Some pieces are easier to approach, such as La blanda patria [The Soft Homeland,] a spectacular monumental installation by José Eduardo Barajas that covers the museum’s central courtyard. We find spiderwebs with dewdrops, watery landscapes, and what appears to be a rib cage. These could reference the artist’s personal experiences, reflect on his own trajectory,² comment on muralism and the city’s hydrological history, or—within a state-run venue—serve as a reminder of the thousands of bodies buried in the national territory.

Zein Majali, "Swarm", in the exhibition "Broken Column", Museo de la Ciudad de México. Photo: José Ignacio González Man.
Zein Majali, "Swarm", in the exhibition "Broken Column", Museo de la Ciudad de México. Photo: José Ignacio González Man.

Do we want to take pride in the city’s resilience, or discover that we are standing inside a mass grave? Dance to the music of Swarm, or recall the similarities between Palestinian territory and the one we inhabit? Take the words of a rejected actor as a personal story, or as an allegory of the collective?

There are small anomalies and fractures in the exhibition’s works that displace its apparent egomania toward a shared experience, but rather than establishing an open conversation, the exhibition whispers and murmurs.
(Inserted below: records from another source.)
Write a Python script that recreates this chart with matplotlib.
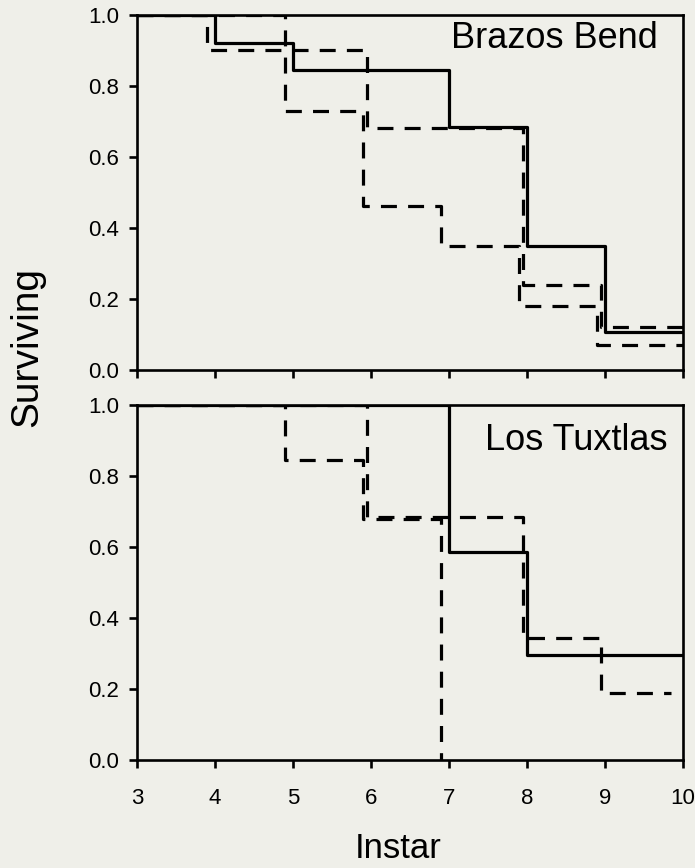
import matplotlib.pyplot as plt

plt.rcParams['font.family'] = ['Liberation Sans', 'DejaVu Sans']

# --- survival data (step curves, value holds until next instar) ---
xticks = [3, 4, 5, 6, 7, 8, 9, 10]
yticks = [0.0, 0.2, 0.4, 0.6, 0.8, 1.0]

# Brazos Bend
bb_solid_x = [3, 4.0, 5.0, 7.0, 8.0, 9.0, 10]
bb_solid_y = [1.0, 0.92, 0.845, 0.685, 0.35, 0.107, 0.107]
bb_dash1_x = [3, 3.9, 5.95, 7.95, 8.95, 10]
bb_dash1_y = [1.0, 0.90, 0.68, 0.24, 0.12, 0.12]
bb_dash2_x = [3, 4.9, 5.9, 6.9, 7.9, 8.9, 10]
bb_dash2_y = [1.0, 0.73, 0.46, 0.35, 0.18, 0.07, 0.07]

# Los Tuxtlas
lt_solid_x = [3, 7.0, 8.0, 10]
lt_solid_y = [1.0, 0.586, 0.296, 0.296]
lt_dash1_x = [3, 4.9, 5.9, 6.9]
lt_dash1_y = [1.0, 0.845, 0.68, 0.0]
lt_dash2_x = [3, 5.95, 7.95, 8.95, 9.85]
lt_dash2_y = [1.0, 0.685, 0.345, 0.19, 0.19]

bg = '#efefe9'
dash = (0, (5, 3.5))
fig = plt.figure(figsize=(6.95, 8.68), dpi=100, facecolor=bg)
ax1 = fig.add_axes([0.197, 0.574, 0.786, 0.409])
ax2 = fig.add_axes([0.197, 0.124, 0.786, 0.409])

panels = [
    (ax1, 'Brazos Bend', 0.954, 0.934,
     [(bb_solid_x, bb_solid_y, '-'), (bb_dash1_x, bb_dash1_y, dash),
      (bb_dash2_x, bb_dash2_y, dash)]),
    (ax2, 'Los Tuxtlas', 0.972, 0.90,
     [(lt_solid_x, lt_solid_y, '-'), (lt_dash1_x, lt_dash1_y, dash),
      (lt_dash2_x, lt_dash2_y, dash)]),
]

for ax, name, tx, ty, series in panels:
    ax.set_facecolor(bg)
    for xs, ys, ls in series:
        ax.step(xs, ys, where='post', color='black', lw=2.3, linestyle=ls)
    ax.set_xlim(3, 10)
    ax.set_ylim(0, 1)
    ax.set_xticks(xticks)
    ax.set_yticks(yticks)
    ax.set_yticklabels(['%.1f' % v for v in yticks])
    for sp in ax.spines.values():
        sp.set_linewidth(1.9)
    ax.tick_params(direction='out', length=6, width=1.9, labelsize=16)
    ax.tick_params(axis='x', pad=14)
    ax.tick_params(axis='y', pad=7)
    ax.text(tx, ty, name, transform=ax.transAxes, ha='right', va='center',
            fontsize=26)

ax1.tick_params(axis='x', labelbottom=False)
ax2.set_xticklabels([str(v) for v in xticks])

fig.text(0.039, 0.600, 'Surviving', rotation=90, ha='center', va='center', fontsize=28)
fig.text(0.573, 0.022, 'Instar', ha='center', va='center', fontsize=25)

fig.savefig('out.png', dpi=100, facecolor=bg)
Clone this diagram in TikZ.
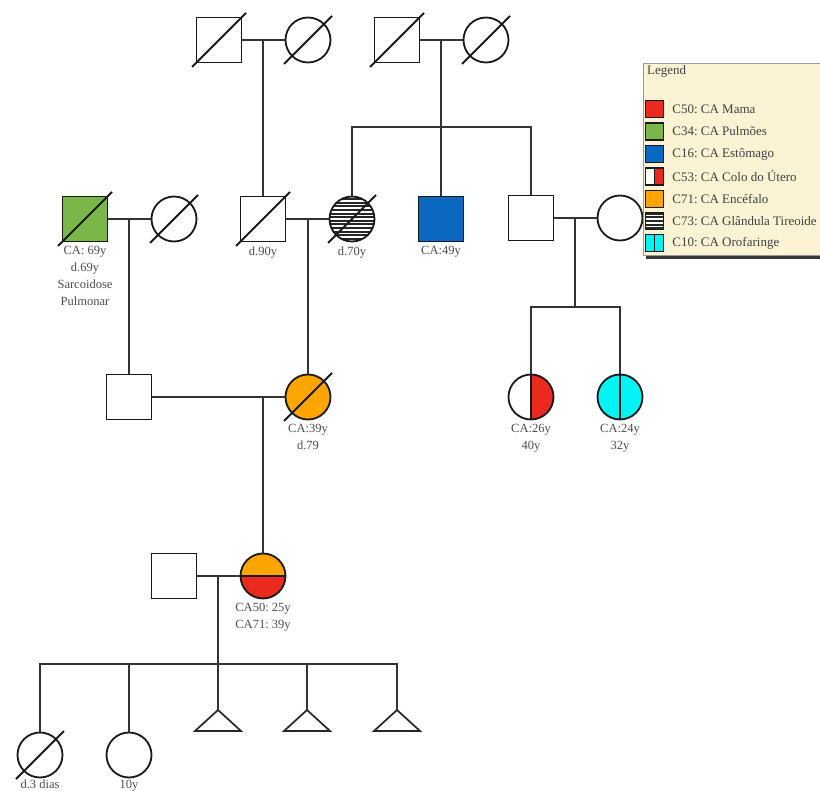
\documentclass[tikz,border=0pt]{standalone}
\usepackage{fontspec}
\setmainfont{Liberation Serif}
\usetikzlibrary{calc}
\definecolor{cared}{HTML}{EB2A1F}
\definecolor{cagreen}{HTML}{7AB648}
\definecolor{cablue}{HTML}{0A68C0}
\definecolor{caorange}{HTML}{FFA500}
\definecolor{cacyan}{HTML}{00F4F4}
\definecolor{legbg}{HTML}{FCF3D4}
\newcommand\deadmark[2]{\draw[slashln] ($(#1.center)+(-#2,#2)$) -- ($(#1.center)+(#2,-#2)$);}
\frenchspacing
\begin{document}
\begin{tikzpicture}[x=1pt,y=-1pt,
  conn/.style={draw=black!80, line width=1.7pt},
  person/.style={draw=black!90, line width=1.8pt, inner sep=0pt, minimum size=45pt, fill=white},
  male/.style={person, rectangle},
  female/.style={person, circle},
  slashln/.style={draw=black!90, line width=1.8pt},
  tri/.style={draw=black!85, line width=1.7pt, line join=miter},
  lbl/.style={anchor=north, inner sep=0pt, align=center, text=black!70, font=\fontsize{12.5}{17}\selectfont},
  legtxt/.style={anchor=west, inner sep=0pt, text=black!75, font=\fontsize{13}{15}\selectfont},
  swatch/.style={draw=black!90, line width=1.4pt, inner sep=0pt, minimum width=18pt, minimum height=17pt},
  hatched/.style={path picture={
    \fill[black!85] (path picture bounding box.south west) rectangle (path picture bounding box.north east);
    \foreach \k in {-21.6,-18,...,22} \draw[white, line width=1.5pt] ($(path picture bounding box.center)+(-30,\k)$) -- ++(60,0);}},
  halfred/.style={path picture={
    \fill[cared] (path picture bounding box.north) rectangle (path picture bounding box.south east);
    \draw[black!90, line width=1.8pt] (path picture bounding box.north) -- (path picture bounding box.south);}},
  cyansplit/.style={fill=cacyan, path picture={
    \draw[black!90, line width=1.8pt] (path picture bounding box.north) -- (path picture bounding box.south);}},
  orangered/.style={path picture={
    \fill[caorange] (path picture bounding box.north west) rectangle (path picture bounding box.east);
    \fill[cared] (path picture bounding box.west) rectangle (path picture bounding box.south east);
    \draw[black!90, line width=1.8pt] (path picture bounding box.west) -- (path picture bounding box.east);}},
]
\useasboundingbox (0,0) rectangle (820,791);

% generation I
\node[male]   (gf1) at (219,40) {};
\node[female] (gm1) at (308,40) {};
\node[male]   (gf2) at (397,40) {};
\node[female] (gm2) at (486,40) {};

% generation II
\node[male, fill=cagreen] (lungm) at (85,219) {};
\node[female] (wife1) at (174,219) {};
\node[male]   (d90) at (263,219) {};
\node[female, hatched] (d70) at (352,219) {};
\node[male, fill=cablue] (ca49) at (441,219) {};
\node[male]   (unc) at (531,218) {};
\node[female] (aunt) at (620,218) {};

% generation III
\node[male]   (fath) at (129,397) {};
\node[female, fill=caorange] (moth) at (308,397) {};
\node[female, halfred] (cous1) at (531,397) {};
\node[female, cyansplit] (cous2) at (620,397) {};

% generation IV
\node[male]   (husb) at (174,576) {};
\node[female, orangered] (prob) at (263,576) {};

% generation V
\node[female] (ch1) at (40,755) {};
\node[female] (ch2) at (129,755) {};
\coordinate (t1) at (218,710);
\coordinate (t2) at (307,710);
\coordinate (t3) at (397,710);
\foreach \t in {t1,t2,t3} \draw[tri] (\t) -- ++(-23,21) -- ++(46,0) -- cycle;

% deceased marks
\deadmark{gf1}{27}
\deadmark{gm1}{24}
\deadmark{gf2}{27}
\deadmark{gm2}{24}
\deadmark{lungm}{27}
\deadmark{wife1}{24}
\deadmark{d90}{27}
\deadmark{d70}{24}
\deadmark{moth}{24}
\deadmark{ch1}{24}

% couples and descent lines
\draw[conn] (gf1) -- (gm1);
\coordinate (m1) at (263,40);
\draw[conn] (m1) -- (m1 |- d90.north);

\draw[conn] (gf2) -- (gm2);
\coordinate (m2) at (441,40);
\coordinate (sib2) at (441,127);
\draw[conn] (m2) -- (sib2);
\draw[conn] (d70.north) -- (d70.north |- sib2) -- (unc.north |- sib2) -- (unc.north);
\draw[conn] (ca49.north) -- (ca49.north |- sib2);

\draw[conn] (lungm) -- (wife1);
\coordinate (m3) at (129,219);
\draw[conn] (m3) -- (m3 |- fath.north);

\draw[conn] (d90) -- (d70);
\coordinate (m4) at (308,219);
\draw[conn] (m4) -- (m4 |- moth.north);

\draw[conn] (unc) -- (aunt);
\coordinate (m6) at (575,218);
\coordinate (sib6) at (575,307);
\draw[conn] (m6) -- (sib6);
\draw[conn] (cous1.north) -- (cous1.north |- sib6) -- (cous2.north |- sib6) -- (cous2.north);

\draw[conn] (fath) -- (moth);
\coordinate (m5) at (prob.north |- fath.east);
\draw[conn] (m5) -- (prob.north);

\draw[conn] (husb) -- (prob);
\coordinate (m7) at (218,576);
\coordinate (sib7) at (218,664);
\draw[conn] (m7) -- (sib7);
\draw[conn] (ch1.north) -- (ch1.north |- sib7) -- (t3 |- sib7) -- (t3);
\draw[conn] (ch2.north) -- (ch2.north |- sib7);
\draw[conn] (t1 |- sib7) -- (t1);
\draw[conn] (t2 |- sib7) -- (t2);

% labels
\node[lbl] at ($(lungm.south)+(0,4)$) {CA: 69y\\d.69y\\Sarcoidose\\Pulmonar};
\node[lbl] at ($(d90.south)+(0,4)$) {d.90y};
\node[lbl] at ($(d70.south)+(0,4)$) {d.70y};
\node[lbl] at ($(ca49.south)+(0,4)$) {CA:49y};
\node[lbl] at ($(moth.south)+(0,4)$) {CA:39y\\d.79};
\node[lbl] at ($(cous1.south)+(0,4)$) {CA:26y\\40y};
\node[lbl] at ($(cous2.south)+(0,4)$) {CA:24y\\32y};
\node[lbl] at ($(prob.south)+(0,4)$) {CA50: 25y\\CA71: 39y};
\node[lbl] at ($(ch1.south)+(0,1.5)$) {d.3 dias};
\node[lbl] at ($(ch2.south)+(0,1.5)$) {10y};

% legend
\fill[black!78] (646,66) rectangle (832,259);
\filldraw[fill=legbg, draw=black!40, line width=0.9pt] (643,63) rectangle (832,255);
\node[legtxt, anchor=north west] (legtitle) at (647,65.5) {Legend};
\node[swatch, fill=cared]   (sw1) at (654.5,109) {};
\node[swatch, fill=cagreen] (sw2) at (654.5,131.5) {};
\node[swatch, fill=cablue]  (sw3) at (654.5,154) {};
\node[swatch, fill=white, path picture={
  \fill[cared] (path picture bounding box.north) rectangle (path picture bounding box.south east);
  \draw[black!90, line width=1.4pt] (path picture bounding box.north) -- (path picture bounding box.south);}] (sw4) at (654.5,176.5) {};
\node[swatch, fill=caorange] (sw5) at (654.5,199) {};
\node[swatch, fill=black!85, path picture={
  \foreach \k in {-5.4,-1.8,1.8,5.4} \draw[white, line width=1.5pt] ($(path picture bounding box.center)+(-12,\k)$) -- ++(24,0);}] (sw6) at (654.5,221) {};
\node[swatch, fill=cacyan, path picture={
  \draw[black!90, line width=1.4pt] (path picture bounding box.north) -- (path picture bounding box.south);}] (sw7) at (654.5,243) {};
\node[legtxt] at ($(sw1.east)+(8,0)$) {C50: CA Mama};
\node[legtxt] at ($(sw2.east)+(8,0)$) {C34: CA Pulmões};
\node[legtxt] at ($(sw3.east)+(8,0)$) {C16: CA Estômago};
\node[legtxt] at ($(sw4.east)+(8,0)$) {C53: CA Colo do Útero};
\node[legtxt] at ($(sw5.east)+(8,0)$) {C71: CA Encéfalo};
\node[legtxt] at ($(sw6.east)+(8,0)$) {C73: CA Glândula Tireoide};
\node[legtxt] at ($(sw7.east)+(8,0)$) {C10: CA Orofaringe};
\end{tikzpicture}
\end{document}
We are left only to guess why this is so.

Constanza Dozal

Translated into English by Luis Sokol

Cover picture: José Eduardo Barajas, "La blanda patria", in the exhibition "Broken Column", Museo de la CIudad de México. Photo: Tom de Peyret

1: Even though Frida Kahlo is possibly the most renowned artist who had mobility problems, one can only find somewhere to sit in one of the almost ten rooms of the exhibition "Columna Rota".

2: I think about the exhibition he presented at Proyectos Multipropósito in 2023, where he covered the ceiling of an old call center with a grid of paintings.